The report of the Senate Select Committee on Intelligence was released a few minutes ago.  It can be downloaded here.  Everyone should read as much of it as they can bear.
Barest summary of the report:  In the years after 9/11, the CIA systematically tortured terror suspects and other detainees pursuant to orders from the Executive branch.  Senior members of the Bush Administration (presumably including Vice President Cheney) committed war crimes, in knowing violation of both international and US law, under cover of deliberately shoddy and misleading legal advice from, among others, a sitting Federal judge.  No one will be prosecuted.
 The report’s most important conclusion:  The torture yielded no actionable intelligence, a fact that should finally put an end to the specious arguments about ends and means.  That torture doesn’t “work” is not a surprise.  Torture isn’t, and wasn’t, about extracting information.  It is, and was, about power, revenge, rage and cruelty.  Certainly, torture isn’t a sign of strength, or moral clarity in the face of existential danger.  It’s a sign of fear and, ultimately, weakness.

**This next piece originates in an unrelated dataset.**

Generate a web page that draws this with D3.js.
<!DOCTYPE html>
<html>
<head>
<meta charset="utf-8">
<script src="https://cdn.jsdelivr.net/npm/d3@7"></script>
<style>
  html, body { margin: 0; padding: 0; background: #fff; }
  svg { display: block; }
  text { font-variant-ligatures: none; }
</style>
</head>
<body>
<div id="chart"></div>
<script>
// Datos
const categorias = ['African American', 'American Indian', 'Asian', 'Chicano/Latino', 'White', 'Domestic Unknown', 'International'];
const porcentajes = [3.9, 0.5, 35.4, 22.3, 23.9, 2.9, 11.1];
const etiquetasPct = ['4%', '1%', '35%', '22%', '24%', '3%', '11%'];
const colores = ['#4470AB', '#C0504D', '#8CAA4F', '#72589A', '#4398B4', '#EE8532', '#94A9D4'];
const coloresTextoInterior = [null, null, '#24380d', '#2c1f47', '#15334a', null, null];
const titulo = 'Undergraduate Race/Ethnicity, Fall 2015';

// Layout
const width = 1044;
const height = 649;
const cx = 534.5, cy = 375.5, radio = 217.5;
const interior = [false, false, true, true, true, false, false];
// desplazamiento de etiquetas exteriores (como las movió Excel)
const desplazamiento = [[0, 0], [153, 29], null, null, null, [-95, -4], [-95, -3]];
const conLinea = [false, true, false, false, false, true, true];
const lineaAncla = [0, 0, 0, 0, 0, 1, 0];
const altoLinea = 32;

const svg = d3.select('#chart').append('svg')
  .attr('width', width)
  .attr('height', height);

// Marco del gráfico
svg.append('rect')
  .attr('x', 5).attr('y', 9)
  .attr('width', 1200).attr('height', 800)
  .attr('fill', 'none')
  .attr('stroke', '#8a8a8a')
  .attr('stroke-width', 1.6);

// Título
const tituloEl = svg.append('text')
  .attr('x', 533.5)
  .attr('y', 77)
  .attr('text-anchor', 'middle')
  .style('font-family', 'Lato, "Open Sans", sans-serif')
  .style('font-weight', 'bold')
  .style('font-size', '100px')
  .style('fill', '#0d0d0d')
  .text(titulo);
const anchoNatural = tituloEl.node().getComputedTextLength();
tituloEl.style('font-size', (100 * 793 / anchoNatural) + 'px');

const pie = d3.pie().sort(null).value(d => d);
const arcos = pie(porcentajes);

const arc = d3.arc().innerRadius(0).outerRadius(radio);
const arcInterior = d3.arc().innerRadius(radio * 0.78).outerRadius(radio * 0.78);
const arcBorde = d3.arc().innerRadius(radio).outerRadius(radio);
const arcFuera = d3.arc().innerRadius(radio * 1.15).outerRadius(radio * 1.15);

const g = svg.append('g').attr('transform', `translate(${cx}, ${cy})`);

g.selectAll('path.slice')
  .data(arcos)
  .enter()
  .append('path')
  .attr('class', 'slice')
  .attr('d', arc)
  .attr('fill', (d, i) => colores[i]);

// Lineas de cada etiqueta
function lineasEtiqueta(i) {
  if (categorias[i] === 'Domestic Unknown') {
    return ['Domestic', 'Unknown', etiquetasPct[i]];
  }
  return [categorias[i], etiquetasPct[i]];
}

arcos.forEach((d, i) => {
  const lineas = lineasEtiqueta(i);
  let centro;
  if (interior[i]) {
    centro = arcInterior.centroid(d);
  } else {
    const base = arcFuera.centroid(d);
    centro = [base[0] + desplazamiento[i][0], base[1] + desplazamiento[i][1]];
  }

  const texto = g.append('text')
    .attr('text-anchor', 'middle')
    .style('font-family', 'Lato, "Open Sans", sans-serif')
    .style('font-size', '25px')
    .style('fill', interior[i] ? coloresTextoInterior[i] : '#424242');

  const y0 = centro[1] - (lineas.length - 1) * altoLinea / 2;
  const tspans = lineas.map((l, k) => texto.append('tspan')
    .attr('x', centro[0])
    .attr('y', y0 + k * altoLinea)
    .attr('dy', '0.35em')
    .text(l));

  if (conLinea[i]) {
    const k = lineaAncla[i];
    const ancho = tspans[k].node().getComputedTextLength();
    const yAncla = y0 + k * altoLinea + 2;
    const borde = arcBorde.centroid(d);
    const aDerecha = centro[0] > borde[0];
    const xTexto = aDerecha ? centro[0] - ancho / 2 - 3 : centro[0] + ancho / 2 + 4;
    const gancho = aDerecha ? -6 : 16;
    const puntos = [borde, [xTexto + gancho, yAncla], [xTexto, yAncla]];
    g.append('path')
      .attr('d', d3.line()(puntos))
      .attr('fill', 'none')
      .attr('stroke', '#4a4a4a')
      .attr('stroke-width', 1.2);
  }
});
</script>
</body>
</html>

 Justification for this email:  If a meaningful distinction can be made between “law” and “politics” – and, by extension, between what is and what is not appropriate for workplace discussion – my considered judgment is that the attached Senate report is concerned with issues of law.  At the very least, the report (in its discussions of the Yoo and Bybee memos) highlights the ethical lapses lawyers can commit when pressured by important clients to reach a favorable conclusion.